Clear’s Silat first few classes tend to be about Open Hand Techniques. First Open Hands for Defense is taught and then Open Hands for Offense. It does not mean that we would use them defensively or separately most of the time. I have found that it is just simpler to teach and for the student to learn when approached in this manner.
So, to begin with I will explain some of the basic value of the Open Hand Techniques as compared to a fist.
The Open Hand covers more Surface area
Relaxed Open Hand Techniques cover and contact more surface area than a punch. One benefit of this is that more of the power of an open hand strike will be delivered to the target. A punch will tend to slide or skid on contact which means less power is being delivered.

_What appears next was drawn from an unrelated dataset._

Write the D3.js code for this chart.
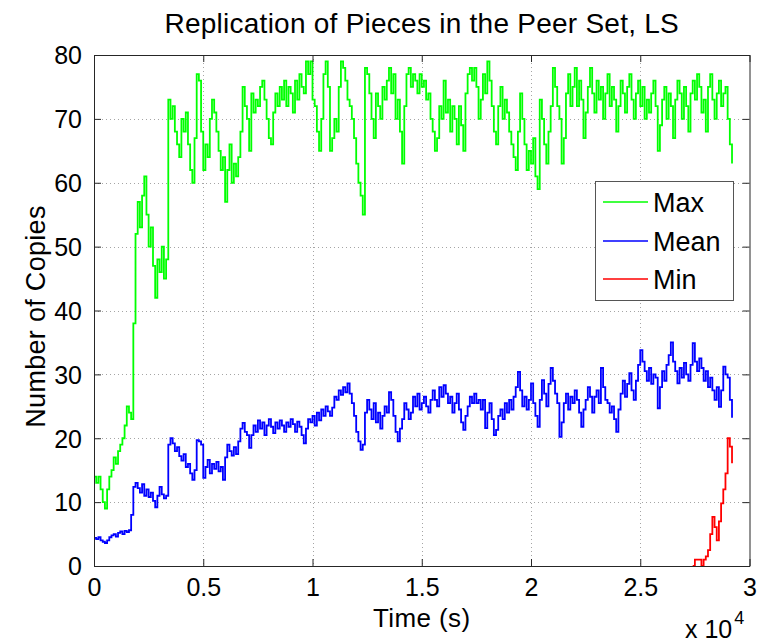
<!DOCTYPE html>
<html>
<head>
<meta charset="utf-8">
<script src="https://cdn.jsdelivr.net/npm/d3@7"></script>
<style>
  html, body { margin: 0; padding: 0; background: #fff; }
  svg { display: block; font-family: "Liberation Sans", Arial, Helvetica, sans-serif; }
</style>
</head>
<body>
<svg id="chart" width="767" height="644"></svg>
<script>
// ---------------- data ----------------
const sampleStep = 100; // seconds between samples
const xTicks = [0, 5000, 10000, 15000, 20000, 25000, 30000];
const xTickLabels = ["0", "0.5", "1", "1.5", "2", "2.5", "3"];
const yTicks = [0, 10, 20, 30, 40, 50, 60, 70, 80];
const seriesNames = ["Max", "Mean", "Min"];

const maxCopies = [14,13,14,12,10,9,12,14,15,17, 16,18,19,20,22,25,24,23,38,52,
  57,53,58,61,55,50,53,47,42,48, 46,50,45,48,73,70,72,68,66,64,
  70,68,71,66,62,60,67,77,76,68, 62,66,64,70,73,71,68,65,62,64,
  57,62,66,60,63,61,64,68,75,72, 70,65,74,71,73,72,75,76,73,70,
  67,66,71,74,72,75,73,76,72,75, 74,71,76,73,77,75,74,79,77,79,
  73,72,68,65,70,77,79,75,65,67, 70,68,75,79,78,76,73,72,70,67,
  63,60,58,55,78,77,74,70,67,74, 72,70,75,73,76,78,74,77,70,73,
  68,63,72,77,78,75,77,76,74,77, 75,76,73,74,70,68,65,67,72,70,
  76,71,73,68,72,70,66,72,69,65, 74,77,78,76,78,75,70,73,77,74,
  79,76,72,68,66,72,75,70,73,71, 68,66,64,62,68,74,70,66,62,65,
  63,67,61,59,73,70,66,63,68,72, 78,75,72,70,63,67,74,77,72,75,
  78,72,76,73,67,71,75,78,74,71, 76,73,75,70,74,77,72,75,73,68,
  72,76,74,71,75,77,73,70,74,76, 72,75,70,73,71,74,76,72,65,69,
  73,75,70,74,72,67,73,76,74,70, 75,72,68,74,76,73,77,75,71,73,
  68,75,77,73,70,74,76,72,74,75, 70,66,63];

const meanCopies = [4.4,4.2,4.5,4.0,3.8,3.6,4.0,4.5,4.8,5.0, 4.6,5.2,5.4,5.0,5.5,5.3,5.6,8.0,12.4,13.0,
  12.2,11.5,12.8,11.0,12.0,10.8,11.5,10.2,9.2,11.0, 12.4,11.2,10.6,11.0,19.0,20.0,19.2,18.0,18.6,17.2,
  16.5,17.5,15.5,16.0,14.5,13.5,15.0,19.7,19.5,19.0, 13.8,15.5,16.6,14.5,16.0,15.2,16.3,14.8,15.5,13.5,
  17.0,19.0,18.0,17.3,18.6,17.5,19.5,21.5,22.4,21.0, 20.5,18.5,20.5,22.0,21.0,22.8,21.5,22.5,20.5,22.0,
  23.0,21.8,20.8,22.5,21.5,22.8,22.0,21.0,22.5,21.8, 23.0,22.2,21.0,22.6,21.8,20.5,19.2,21.5,23.0,22.5,
  23.5,22.0,24.0,22.8,24.5,23.5,25.0,24.2,23.5,24.8, 26.5,26.0,27.5,26.8,28.0,27.2,28.6,27.0,25.5,23.5,
  21.0,19.5,18.2,19.0,24.0,26.0,24.5,23.0,25.5,22.5, 24.0,21.5,23.5,25.0,24.0,27.2,26.0,23.5,21.0,19.5,
  21.5,23.0,25.5,24.5,23.0,24.0,26.5,25.0,27.0,24.5, 25.5,26.5,25.0,24.0,26.0,27.5,26.0,25.0,28.0,26.5,
  28.3,27.0,25.5,26.5,24.0,25.5,27.0,24.5,22.5,21.3, 23.5,25.0,26.5,25.5,27.0,25.5,26.0,24.5,26.0,21.6,
  24.0,25.5,23.0,20.5,21.3,23.5,24.5,23.0,25.5,24.0, 26.0,24.5,26.5,28.0,30.4,27.5,25.0,26.5,24.5,26.0,
  28.6,25.5,23.5,21.8,26.0,29.1,27.0,25.0,28.5,31.0, 29.0,27.0,25.5,20.2,22.5,25.5,27.0,24.5,26.5,25.5,
  27.5,26.0,24.0,21.8,24.5,26.0,28.0,26.5,24.0,26.5, 27.5,25.5,31.0,28.0,26.0,25.5,24.0,25.0,23.0,21.0,
  24.5,27.0,29.0,26.5,28.5,30.2,27.5,26.0,29.0,31.5, 33.8,32.0,30.5,29.0,31.0,28.5,30.0,29.5,24.7,28.0,
  30.5,29.0,31.5,33.0,35.0,32.0,30.5,28.6,31.0,29.5, 31.8,30.0,29.0,31.5,34.9,32.0,30.5,32.5,31.0,29.0,
  30.5,28.0,29.5,27.5,26.0,28.0,24.9,27.5,31.2,30.0, 29.5,26.0,23.2];

const minStartIndex = 274;
const minCopies = [0,1,1,1,0,1,1.5,2.5,5,7.7, 6.1,4,7,9.8,12,14.5,20,18.7,16.1];

const seriesColors = ["#00ff00", "#0000ff", "#ff0000"];

// ---------------- layout ----------------
const svg = d3.select("#chart");
const plotL = 94, plotR = 749.5, plotT = 55, plotB = 566;

const x = d3.scaleLinear().domain([0, 30000]).range([plotL, plotR]);
const y = d3.scaleLinear().domain([0, 80]).range([plotB, plotT]);

const toPoints = (arr, start) => arr.map((v, i) => [(start + i) * sampleStep, v]);
const series = [
  toPoints(maxCopies, 0),
  toPoints(meanCopies, 0),
  toPoints(minCopies, minStartIndex)
];

// grid
const grid = svg.append("g").attr("stroke", "#808080").attr("stroke-width", 1)
  .attr("stroke-dasharray", "1,3").attr("opacity", 0.7);
grid.selectAll("line.gx").data(xTicks.slice(1, -1)).join("line")
  .attr("x1", d => Math.round(x(d)) + 0.5).attr("x2", d => Math.round(x(d)) + 0.5)
  .attr("y1", plotT).attr("y2", plotB);
grid.selectAll("line.gy").data(yTicks.slice(1, -1)).join("line")
  .attr("y1", d => Math.round(y(d)) + 0.5).attr("y2", d => Math.round(y(d)) + 0.5)
  .attr("x1", plotL).attr("x2", plotR);

// lines
const line = d3.line().curve(d3.curveStepAfter).x(d => x(d[0])).y(d => y(d[1]));
svg.append("clipPath").attr("id", "clip").append("rect")
  .attr("x", plotL).attr("y", plotT - 2).attr("width", plotR - plotL).attr("height", plotB - plotT + 2);
svg.append("g").attr("clip-path", "url(#clip)")
  .selectAll("path").data(series).join("path")
  .attr("d", line)
  .attr("fill", "none")
  .attr("stroke", (d, i) => seriesColors[i])
  .attr("stroke-width", 1.8)
  .attr("stroke-linejoin", "miter");

// axes (box with inward ticks on all sides)
const axisColor = "#262626";
const tickSize = 7;
const fontTick = 25;

const xAxisB = d3.axisBottom(x).tickValues(xTicks).tickFormat((d, i) => xTickLabels[i])
  .tickSizeInner(-tickSize).tickSizeOuter(0).tickPadding(12);
const gxb = svg.append("g").attr("transform", `translate(0,${plotB})`).call(xAxisB);
const xAxisT = d3.axisTop(x).tickValues(xTicks).tickFormat("")
  .tickSizeInner(-tickSize).tickSizeOuter(0);
const gxt = svg.append("g").attr("transform", `translate(0,${plotT})`).call(xAxisT);
const yAxisL = d3.axisLeft(y).tickValues(yTicks).tickFormat(d3.format("d"))
  .tickSizeInner(-tickSize).tickSizeOuter(0).tickPadding(12);
const gyl = svg.append("g").attr("transform", `translate(${plotL},0)`).call(yAxisL);
const yAxisR = d3.axisRight(y).tickValues(yTicks).tickFormat("")
  .tickSizeInner(-tickSize).tickSizeOuter(0);
const gyr = svg.append("g").attr("transform", `translate(${plotR},0)`).call(yAxisR);

[gxb, gxt, gyl, gyr].forEach(g => {
  g.select(".domain").attr("stroke", axisColor).attr("stroke-width", 1);
  g.selectAll(".tick line").attr("stroke", axisColor).attr("stroke-width", 1);
  g.selectAll(".tick text").attr("fill", "#000")
    .style("font-size", fontTick + "px")
    .style("font-family", "'Liberation Sans', Arial, Helvetica, sans-serif");
});
gxb.selectAll(".tick text").attr("dy", "0.72em");
gyl.selectAll(".tick text").attr("dy", "0.35em");

// title & labels
svg.append("text").attr("x", (plotL + plotR) / 2).attr("y", 33)
  .attr("text-anchor", "middle").style("font-size", "28px").style("letter-spacing", "0.25px")
  .text("Replication of Pieces in the Peer Set, LS");
svg.append("text").attr("x", (plotL + plotR) / 2).attr("y", 627)
  .attr("text-anchor", "middle").style("font-size", "26px").style("letter-spacing", "0.4px")
  .text("Time (s)");
svg.append("text").attr("transform", `translate(45,${(plotT + plotB) / 2 + 6}) rotate(-90)`)
  .attr("text-anchor", "middle").style("font-size", "27px").style("letter-spacing", "0.3px")
  .text("Number of Copies");
const mult = svg.append("text").attr("x", 685).attr("y", 638).style("font-size", "25px");
mult.append("tspan").text("x 10");
mult.append("tspan").attr("dx", 2).attr("dy", -14).style("font-size", "18px").text("4");

// legend
const lg = svg.append("g");
lg.append("rect").attr("x", 595.5).attr("y", 181.5).attr("width", 138).attr("height", 119)
  .attr("fill", "#fff").attr("stroke", "#555").attr("stroke-width", 1);
const legendRows = [202, 241, 279];
seriesNames.forEach((name, i) => {
  lg.append("line").attr("x1", 603).attr("x2", 648)
    .attr("y1", legendRows[i]).attr("y2", legendRows[i])
    .attr("stroke", seriesColors[i]).attr("stroke-width", 1.5);
  lg.append("text").attr("x", 653).attr("y", legendRows[i]).attr("dy", "0.36em")
    .style("font-size", "27px").text(name);
});
</script>
</body>
</html>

The Open Hand is More Powerful
Open hand techniques tend to transmit less blunt trauma (unless specifically directed to do so as in a palm heel strike) but tend to transfer shock much more easily. Hitting the head with a blow that transmits shock inside the head almost always results in a knockout blow to the recipient.
The Open Hand is Safer
Open Hands are much less likely to get injured when punching a hard object such as a wall or someones head. When throwing a punch Knuckles and other parts of the hand are often broke due to impact and the hard nature of most punching methods.
The Open Hand is more Versatile
Open Hand Techniques lend themselves to a greater amount of versatility than a fist. An Open Hand can easily become anything such as a finger jab or a grab or even a fist on the way to the intended target.
A fist can almost exclusively be used as a fist and is at the very least awkward for most people to use as anything else.
The Open Hand is Faster
With a little training the average person can easily and rapidly throw 3 full ballistic speed and power Open Hand strikes (like playing the bongo drums) in under 1 second and can maintain it for at least 20 seconds.
That means a minimum of 60 full power strikes in under 20 seconds with versatility and reasonable choice of where to place the hit (again like hitting the bongo drums).
There are very few if any punchers in the world who can match this speed and power with their punches (including professional world class boxers) and when the punches are thrown this fast there is no versatility. All of the punches must be to a small target straight ahead.